### Aim of the exercise:
Work out the number of lines with "React" in them. Reply with that number and no other words.

### Supplied information:
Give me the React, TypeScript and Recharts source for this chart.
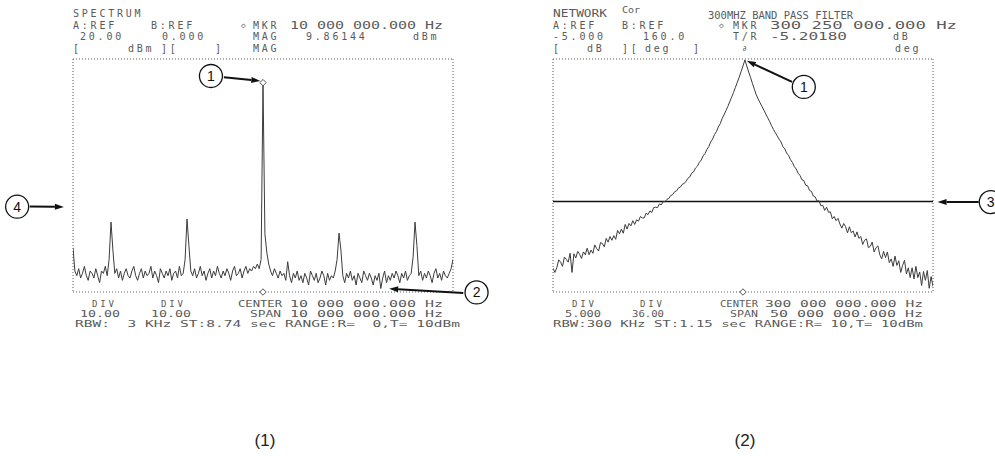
import React from 'react';
import { LineChart, Line, XAxis, YAxis, CartesianGrid, ReferenceLine, ReferenceDot } from 'recharts';

// ---------------- (1) SPECTRUM ----------------
const SPEC_START_MHZ = 5;
const SPEC_STEP_MHZ = 0.05;
const SPEC_LEVELS_DBM = [
  -61, -71, -73, -70, -74, -72, -69, -73, -75, -71,
  -72, -74, -70, -73, -76, -71, -72, -69, -73, -66,
  -50, -62, -72, -70, -74, -71, -75, -72, -70, -73,
  -74, -71, -69, -73, -75, -72, -70, -74, -71, -73,
  -72, -69, -74, -71, -73, -76, -70, -72, -74, -71,
  -73, -70, -75, -72, -71, -74, -69, -73, -72, -66,
  -48.7, -60, -71, -73, -70, -74, -72, -69, -73, -71,
  -75, -72, -70, -74, -71, -73, -69, -72, -74, -71,
  -73, -70, -72, -75, -71, -69, -73, -72, -70, -74,
  -71, -69, -72, -70, -71, -69, -70, -68, -70, -66,
  9.86, -55, -63, -68, -71, -73, -70, -72, -74, -71,
  -73, -72, -75, -67, -73, -76, -72, -74, -71, -75,
  -73, -76, -72, -74, -77, -71, -73, -75, -72, -76,
  -74, -71, -73, -77, -72, -75, -73, -74, -71, -66,
  -54.7, -62, -73, -76, -72, -74, -71, -75, -73, -77,
  -72, -74, -76, -71, -73, -75, -72, -74, -77, -73,
  -75, -72, -78.5, -74, -71, -76, -73, -75, -72, -74,
  -71, -73, -76, -72, -74, -71, -75, -73, -72, -65,
  -50, -60, -73, -71, -75, -72, -74, -71, -73, -76,
  -72, -70, -74, -72, -75, -71, -73, -74, -72, -70,
  -66,
];
const SPEC_X_TICKS = [5, 6, 7, 8, 9, 10, 11, 12, 13, 14, 15];
const SPEC_Y_TICKS = [-80, -70, -60, -50, -40, -30, -20, -10, 0, 10, 20];
const SPEC_MARKER = { f: 10, v: 9.86144 };

// ---------------- (2) NETWORK ----------------
const NET_START_MHZ = 275;
const NET_STEP_MHZ = 0.25;
const NET_LEVELS_DB = [
  -49.9, -50.8, -49.8, -48.1, -48.6, -49.5, -47.5, -48.0, -48.6, -46.7,
  -50.8, -46.8, -47.7, -46.3, -46.9, -47.8, -46.4, -47.0, -45.6, -47.0,
  -46.0, -46.7, -44.9, -45.7, -46.2, -44.4, -44.6, -45.3, -43.5, -44.3,
  -43.1, -43.9, -42.9, -43.7, -41.8, -42.5, -41.5, -42.4, -40.5, -41.5,
  -40.3, -40.8, -39.7, -40.5, -39.5, -39.8, -38.8, -39.1, -39.1, -38.1,
  -38.4, -37.6, -37.9, -36.9, -36.8, -36.9, -36.1, -36.3, -35.6, -35.6,
  -35.1, -34.9, -34.3, -34.1, -33.5, -33.3, -32.7, -32.5, -31.9, -31.7,
  -31.3, -30.6, -30.3, -29.5, -29.2, -28.4, -28.0, -27.2, -26.7, -25.8,
  -25.3, -24.4, -23.8, -22.8, -22.2, -21.2, -20.6, -19.6, -18.9, -17.8,
  -17.0, -16.1, -15.2, -14.2, -13.2, -12.2, -11.1, -10.0, -8.9, -7.7,
  -6.5, -5.2, -6.5, -7.8, -9.0, -10.3, -11.5, -12.7, -13.6, -14.4,
  -15.2, -16.0, -16.8, -17.6, -18.4, -19.3, -20.1, -20.8, -21.5, -22.2,
  -22.8, -23.8, -24.3, -25.2, -25.7, -26.6, -27.2, -28.1, -28.6, -29.5,
  -30.0, -30.9, -31.1, -32.1, -32.2, -33.2, -33.4, -34.4, -34.6, -35.5,
  -35.4, -36.5, -36.4, -37.5, -36.8, -37.9, -37.8, -39.3, -38.8, -39.7,
  -39.2, -40.4, -41.3, -40.3, -41.0, -42.3, -41.0, -42.3, -41.9, -43.2,
  -42.1, -43.5, -43.1, -44.8, -43.9, -43.6, -45.5, -45.2, -44.3, -46.4,
  -45.5, -45.1, -47.0, -47.9, -46.3, -47.6, -46.4, -48.7, -47.9, -49.5,
  -47.3, -49.3, -48.3, -50.8, -49.3, -48.2, -51.1, -49.8, -51.9, -49.8,
  -52.2, -49.5, -51.9, -50.7, -53.6, -50.6, -52.5, -50.4, -54.2, -51.7,
  -53.8,
];
const NET_X_TICKS = [275, 280, 285, 290, 295, 300, 305, 310, 315, 320, 325];
const NET_Y_TICKS = [-55, -50, -45, -40, -35, -30, -25, -20, -15, -10, -5];
const NET_B_TRACE_DB = -35.6;

const specData = SPEC_LEVELS_DBM.map((v, i) => ({ f: SPEC_START_MHZ + i * SPEC_STEP_MHZ, v }));
const netData = NET_LEVELS_DB.map((v, i) => ({ f: NET_START_MHZ + i * NET_STEP_MHZ, v }));

// callouts (numbered circles with arrows), in data units of each panel
const SPEC_CALLOUTS = [
  { n: '1', c: [8.63, 12.7], from: [8.97, 12.2], to: [9.93, 10.6] },
  { n: '2', c: [15.62, -80.2], from: [15.27, -80.4], to: [13.32, -78.6] },
  { n: '4', c: [3.53, -43.4], from: [3.86, -43.3], to: [4.76, -43.5] },
];
const NET_CALLOUTS = [
  { n: '1', c: [308.0, -11.0], from: [306.45, -9.9], to: [300.5, -5.4] },
  { n: '3', c: [332.6, -35.7], from: [331.0, -35.7], to: [325.6, -35.7] },
];

type Txt = { t: string; x: number; y: number; w?: number; fs?: number };
const TEXTS: Txt[] = [
  // left header
  { t: 'SPECTRUM', x: 73, y: 13 },
  { t: 'A:REF', x: 73, y: 25 },
  { t: 'B:REF', x: 151, y: 25 },
  { t: '◇', x: 241, y: 25, fs: 8 },
  { t: 'MKR', x: 253, y: 25 },
  { t: '10 000 000.000 Hz', x: 290, y: 25, w: 153 },
  { t: '20.00', x: 80, y: 36 },
  { t: '0.000', x: 162, y: 36 },
  { t: 'MAG', x: 253, y: 36 },
  { t: '9.86144', x: 306, y: 36 },
  { t: 'dBm', x: 413, y: 36 },
  { t: '[', x: 73, y: 48 },
  { t: 'dBm', x: 128, y: 48 },
  { t: '][', x: 161, y: 48 },
  { t: ']', x: 215, y: 48 },
  { t: 'MAG', x: 253, y: 48 },
  // left footer
  { t: 'DIV', x: 92, y: 304, fs: 9 },
  { t: 'DIV', x: 161, y: 304, fs: 9 },
  { t: 'CENTER', x: 238, y: 304, w: 44, fs: 9 },
  { t: '10 000 000.000 Hz', x: 290, y: 304, w: 153, fs: 9 },
  { t: '10.00', x: 80, y: 314, w: 40, fs: 9 },
  { t: '10.00', x: 151, y: 314, w: 40, fs: 9 },
  { t: 'SPAN', x: 250, y: 314, w: 31, fs: 9 },
  { t: '10 000 000.000 Hz', x: 290, y: 314, w: 153, fs: 9 },
  { t: 'RBW:  3 KHz ST:8.74 sec RANGE:R=  0,T= 10dBm', x: 75, y: 324, w: 385, fs: 9 },
  // right header
  { t: 'NETWORK', x: 553, y: 13, w: 54 },
  { t: 'Cor', x: 622, y: 10, fs: 8, w: 18 },
  { t: '300MHZ BAND PASS FILTER', x: 708, y: 15, w: 145 },
  { t: 'A:REF', x: 553, y: 25 },
  { t: 'B:REF', x: 622, y: 25 },
  { t: '◇', x: 719, y: 25, fs: 8 },
  { t: 'MKR', x: 733, y: 25 },
  { t: '300 250 000.000 Hz', x: 770, y: 25, w: 187 },
  { t: '-5.000', x: 553, y: 36 },
  { t: '160.0', x: 643, y: 36 },
  { t: 'T/R', x: 733, y: 36 },
  { t: '-5.20180', x: 770, y: 36, w: 77 },
  { t: 'dB', x: 893, y: 36 },
  { t: '[', x: 553, y: 48 },
  { t: 'dB', x: 587, y: 48 },
  { t: '][', x: 622, y: 48 },
  { t: 'deg', x: 645, y: 48 },
  { t: ']', x: 693, y: 48 },
  { t: '∂', x: 742, y: 48, fs: 8 },
  { t: 'deg', x: 895, y: 48 },
  // right footer
  { t: 'DIV', x: 572, y: 304, fs: 9 },
  { t: 'DIV', x: 640, y: 304, fs: 9 },
  { t: 'CENTER', x: 720, y: 304, w: 38, fs: 9 },
  { t: '300 000 000.000 Hz', x: 765, y: 304, w: 158, fs: 9 },
  { t: '5.000', x: 565, y: 314, w: 36, fs: 9 },
  { t: '36.00', x: 632, y: 314, w: 32, fs: 9 },
  { t: 'SPAN', x: 730, y: 314, w: 28, fs: 9 },
  { t: '50 000 000.000 Hz', x: 770, y: 314, w: 153, fs: 9 },
  { t: 'RBW:300 KHz ST:1.15 sec RANGE:R= 10,T= 10dBm', x: 553, y: 324, w: 370, fs: 9 },
];
const CAPTIONS = [
  { t: '(1)', x: 265, y: 440 },
  { t: '(2)', x: 745, y: 440 },
];

const MONO = '"DejaVu Sans Mono", "Liberation Mono", monospace';
const TRACE = '#3c3c3c';
const GRID = '#5a5a5a';

const Arrow = (p: any) => {
  const { x1, y1, x2, y2 } = p;
  const dx = x2 - x1;
  const dy = y2 - y1;
  const len = Math.hypot(dx, dy) || 1;
  const ux = dx / len;
  const uy = dy / len;
  const hl = 9;
  const hw = 3;
  const bx = x2 - ux * hl;
  const by = y2 - uy * hl;
  const pts = `${x2},${y2} ${bx - uy * hw},${by + ux * hw} ${bx + uy * hw},${by - ux * hw}`;
  return (
    <g>
      <line x1={x1} y1={y1} x2={bx} y2={by} stroke="#111" strokeWidth={2} />
      <polygon points={pts} fill="#111" />
    </g>
  );
};

const Diamond = (p: any) => {
  const { cx, cy } = p;
  const s = 3.2;
  return (
    <polygon
      points={`${cx},${cy - s} ${cx + s},${cy} ${cx},${cy + s} ${cx - s},${cy}`}
      fill="#fff"
      stroke="#555"
      strokeWidth={1}
    />
  );
};

const renderCallouts = (list: typeof SPEC_CALLOUTS, prefix: string) =>
  list.flatMap((c, i) => [
    <ReferenceLine
      key={`${prefix}l${i}`}
      segment={[{ x: c.from[0], y: c.from[1] }, { x: c.to[0], y: c.to[1] }]}
      ifOverflow="visible"
      shape={Arrow}
    />,
    <ReferenceDot
      key={`${prefix}d${i}`}
      x={c.c[0]}
      y={c.c[1]}
      r={11.5}
      fill="#fff"
      stroke="#111"
      strokeWidth={1.3}
      ifOverflow="visible"
      label={{ value: c.n, position: 'center', fill: '#111', fontSize: 14, fontFamily: '"Liberation Sans", Arial, sans-serif' }}
    />,
  ]);

export default function App() {
  return (
    <div style={{ position: 'absolute', left: 0, top: 0, width: 995, height: 456, background: '#fff', overflow: 'hidden' }}>
      <div style={{ position: 'absolute', left: 0, top: 0 }}>
        <LineChart width={490} height={456} data={specData} margin={{ top: 59, right: 37, bottom: 164, left: 73 }}>
          <CartesianGrid stroke={GRID} strokeDasharray="1 2" strokeWidth={1} />
          <XAxis type="number" dataKey="f" domain={[5, 15]} ticks={SPEC_X_TICKS} tick={false} tickLine={false} axisLine={false} height={0} allowDataOverflow />
          <YAxis type="number" domain={[-80, 20]} ticks={SPEC_Y_TICKS} tick={false} tickLine={false} axisLine={false} width={0} allowDataOverflow />
          <Line type="linear" dataKey="v" stroke={TRACE} strokeWidth={1} dot={false} isAnimationActive={false} />
          <ReferenceDot x={SPEC_MARKER.f} y={SPEC_MARKER.v} shape={Diamond} ifOverflow="visible" />
          <ReferenceDot x={SPEC_MARKER.f} y={-80} shape={Diamond} ifOverflow="visible" />
          {renderCallouts(SPEC_CALLOUTS, 's')}
        </LineChart>
      </div>
      <div style={{ position: 'absolute', left: 500, top: 0 }}>
        <LineChart width={495} height={456} data={netData} margin={{ top: 59, right: 62, bottom: 164, left: 53 }}>
          <CartesianGrid stroke={GRID} strokeDasharray="1 2" strokeWidth={1} />
          <XAxis type="number" dataKey="f" domain={[275, 325]} ticks={NET_X_TICKS} tick={false} tickLine={false} axisLine={false} height={0} allowDataOverflow />
          <YAxis type="number" domain={[-55, -5]} ticks={NET_Y_TICKS} tick={false} tickLine={false} axisLine={false} width={0} allowDataOverflow />
          <ReferenceLine y={NET_B_TRACE_DB} stroke="#111" strokeWidth={1.5} />
          <Line type="linear" dataKey="v" stroke={TRACE} strokeWidth={1} dot={false} isAnimationActive={false} />
          <ReferenceDot x={300} y={-55} shape={Diamond} ifOverflow="visible" />
          {renderCallouts(NET_CALLOUTS, 'n')}
        </LineChart>
      </div>
      <svg width={995} height={456} style={{ position: 'absolute', left: 0, top: 0, pointerEvents: 'none' }}>
        {TEXTS.map((d, i) => {
          const fs = d.fs ?? 10;
          return (
            <text
              key={i}
              x={d.x}
              y={d.y + fs * 0.36}
              fontFamily={MONO}
              fontSize={fs}
              fill="#5a5a5a"
              style={{ whiteSpace: 'pre' }}
              letterSpacing={d.w ? undefined : 2.78}
              textLength={d.w}
              lengthAdjust={d.w ? 'spacingAndGlyphs' : undefined}
            >
              {d.t}
            </text>
          );
        })}
        {CAPTIONS.map((c, i) => (
          <text key={`c${i}`} x={c.x} y={c.y + 6} textAnchor="middle" fontFamily='"Liberation Sans", Arial, sans-serif' fontSize={17} fill="#222">
            {c.t}
          </text>
        ))}
      </svg>
    </div>
  );
}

### Response:
2